La thématique essentielle qui traverse ce film est la quête de sens. L’amour du métier et le dévouement sont les valeurs que Mathyas porte en lui et que la mise en scène éclaire. Ce film nous fait voir la paix intérieure, la bienveillance, la sérénité, ainsi que l’importance de la méditation.
Ce long-métrage évite la plupart des clichés sur la ruralité dans lesquels il aurait pu tomber. Les considérations écologiques et sociales sont les bienvenues, mais les enjeux d’actualité tels que la souveraineté alimentaire, les conflits entre les décisions politiques, la réalité des producteurs agricoles, les changements climatiques, … ne sont que survolés.
Bergers, dont l’écriture s’est faite en plusieurs étapes sur plus de 10 ans, est un solide récit d’apprentissage, un plaidoyer en faveur d’un métier menacé. Film quasi contemplatif, d’où émerge un cachet documentaire soulignant l’authenticité du récit, ce long-métrage repose avant tout sur la beauté pastorale de la photographie.
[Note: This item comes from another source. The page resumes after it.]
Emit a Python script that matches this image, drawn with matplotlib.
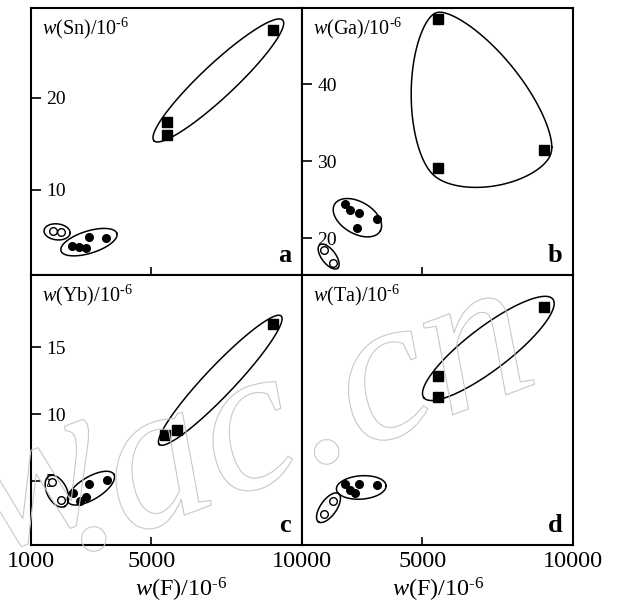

Les images superbes dans la voie de la transhumance vers les alpages offrent une véritable expérience sensorielle.
Cette œuvre, emprunte d’un regard humaniste, a remporté le prix du meilleur film canadien au dernier Festival international du film de Toronto. Hymne à la liberté, Bergers donne envie de partir à l’aventure, de communier avec la nature et de « mordre la vie à pleines dents ».